MY husband tells the story of a fishing trip with a mate, probably near a decade ago now.
They were on their way home from the lakes, revelling in their catch and groggy memories of beer and snags and campfire capers.
Sitting in the driver's seat, said friend suddenly appeared transfixed, his head turned to the side window. His muscles tensed and he was unresponsive. He was having one of his first epileptic episodes.
Hubby grabbed the wheel, flicked the gearstick to neutral and steered the vehicle until it slowed to a stop.
They were extremely lucky that day. (Actually, luck didn't have a look-in. Their time obviously wasn't up - God needed them on the ground a bit longer.)
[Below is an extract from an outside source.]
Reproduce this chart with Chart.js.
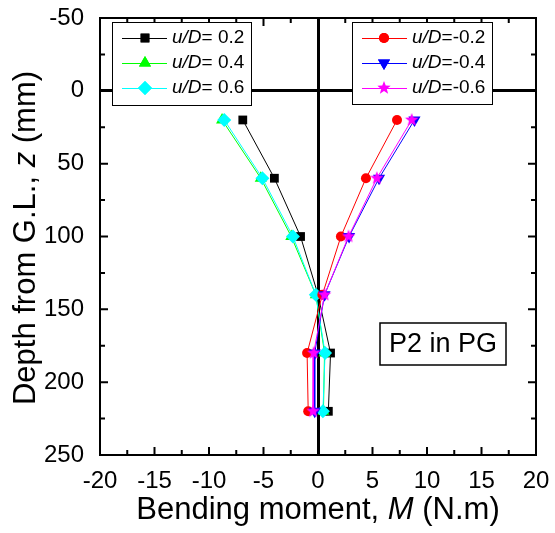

This friend is now married with three children, he runs a successful small business and very few people would even know he has epilepsy. Most of the time it's simply irrelevant.
In our politically correct society, we are careful not to define a person by their disability. They are not a "disabled person" but a "person with a disability". Not an "epileptic" but a "person with epilepsy".
We've come a long way since words like retard, cripple and invalid shaped language around disability. Or have we?
There is still the occasional slip- up and, you have to admit, it can be gruelling keeping up with the latest lingo deemed appropriate.
Attitude is what counts in the end.
It must be frustrating, degrading and downright crushing to have your entire identity reduced to one disability. A person who uses a wheelchair, for instance, can usually do everything your average Jo can, minus using the legs, plus the operation of those fancy-schmancy chairs. Pretty sure I'd be rubbish at that.
"Wheelchair bound" - see, it's the language that restricts, dis-ables.
And really, don't we all have disabilities?
Hands up if you wear glasses. Take blood pressure tablets. Sing off-key. Use orthotics. Have a bung knee or hip or shoulder.
They're all examples of the body working below the optimum performance levels.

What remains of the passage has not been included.